I don’t know. I am curious to see. My guess is that it will probably be a lot like what is happening with the Patriots, where different people will make their own decision, and if enough of the team doesn’t want to go, then maybe you will see the whole team decide not to go. I imagine you will see sports organizations leave it up to their individual players, as by the way they [did] when the last president was in office.

Some quick basketball questions: Why does the media keep saying that Carmelo Anthony is so good at basketball?

Why does the media keep saying that Carmelo Anthony is so good at basketball? Uh, I don’t even know how to answer that question. Because he is good at basketball? [Laughs.]

Is he really, though? I’m a Rockets fan.

I’m standing 20 feet from Tracy McGrady right now.
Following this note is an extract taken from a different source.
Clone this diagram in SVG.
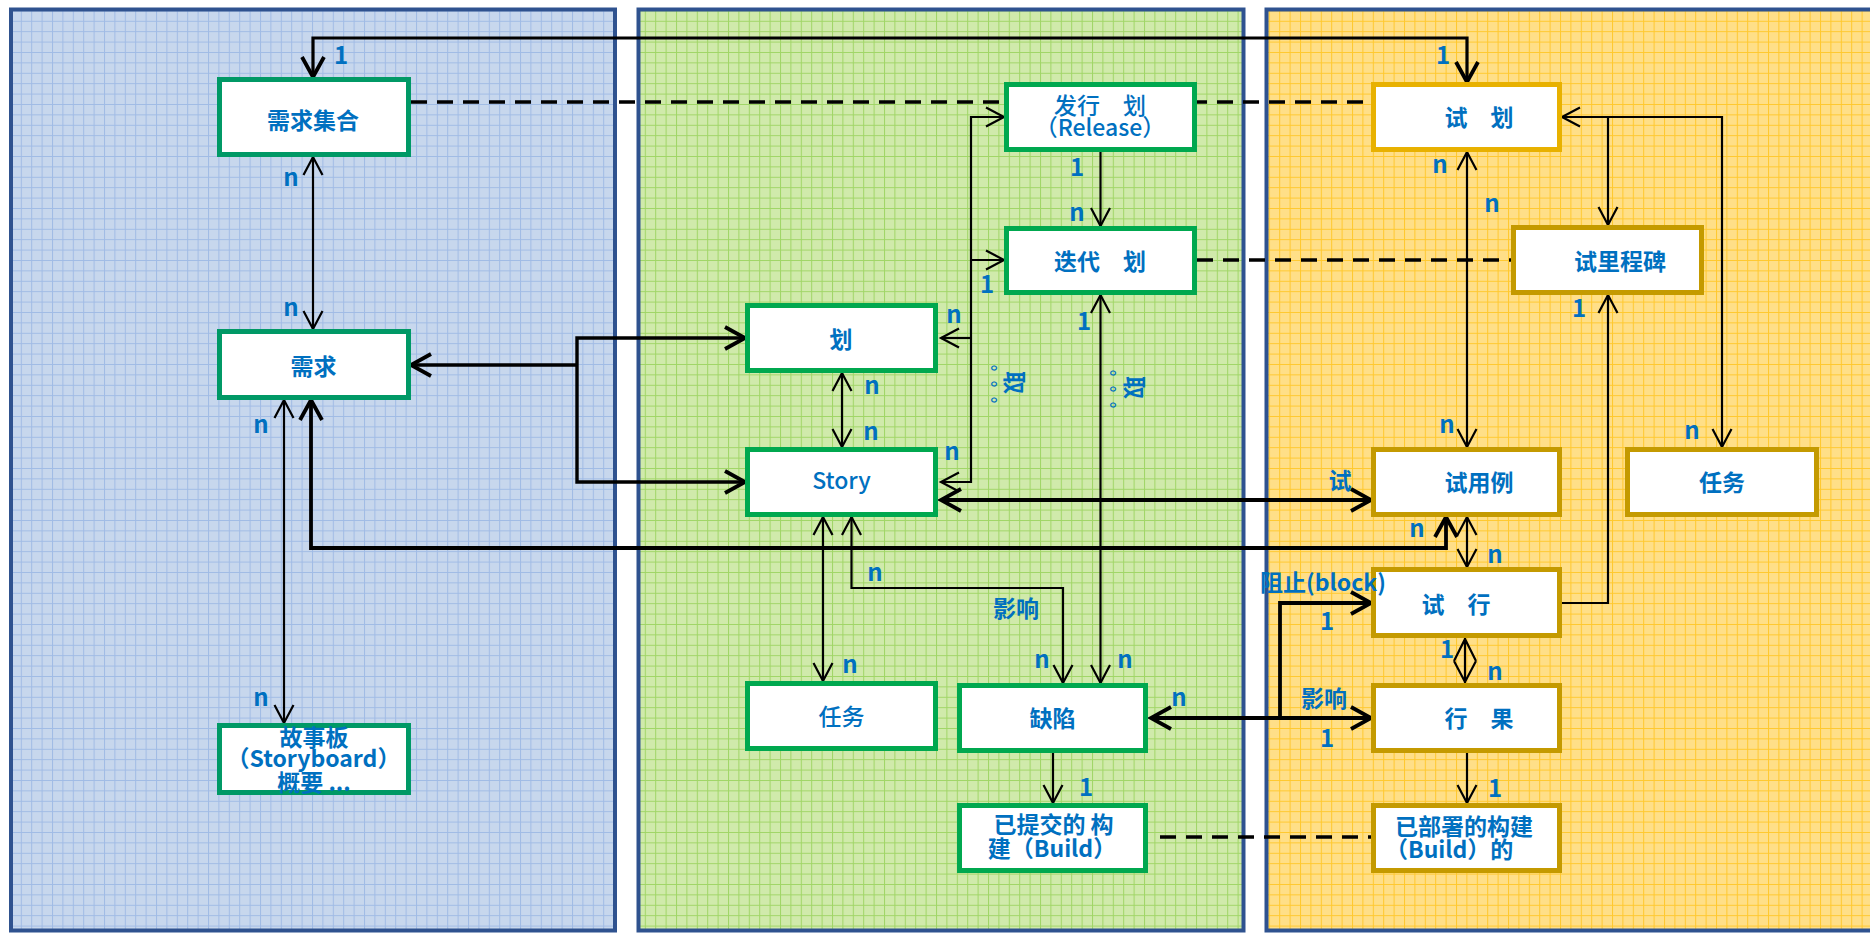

He’s my hero, please let him know. Do you think the media has, broadly speaking, been unfair to LeBron James over the past 15 years?

I think LeBron is probably the most scrutinized athlete of his generation because he came up in an era of increased media and social media. I have always been impressed with the way he has handled it. I think this whole generation of athletes has a lot more on their plate, and when we compare eras, one thing I don’t always see being taken into account is that a guy like LeBron James has to play with the kind of scrutiny from much more media and social media and from Joe-on-the-corner chiming in in a way that Michael Jordan didn’t have to. It’s a lot, but hey, it comes with the territory, and they get paid a lot of money to do it.

If you are ever elected president and have to staff your Cabinet with one NBA player, who would it be?

If we ever come to that, I can give you an answer.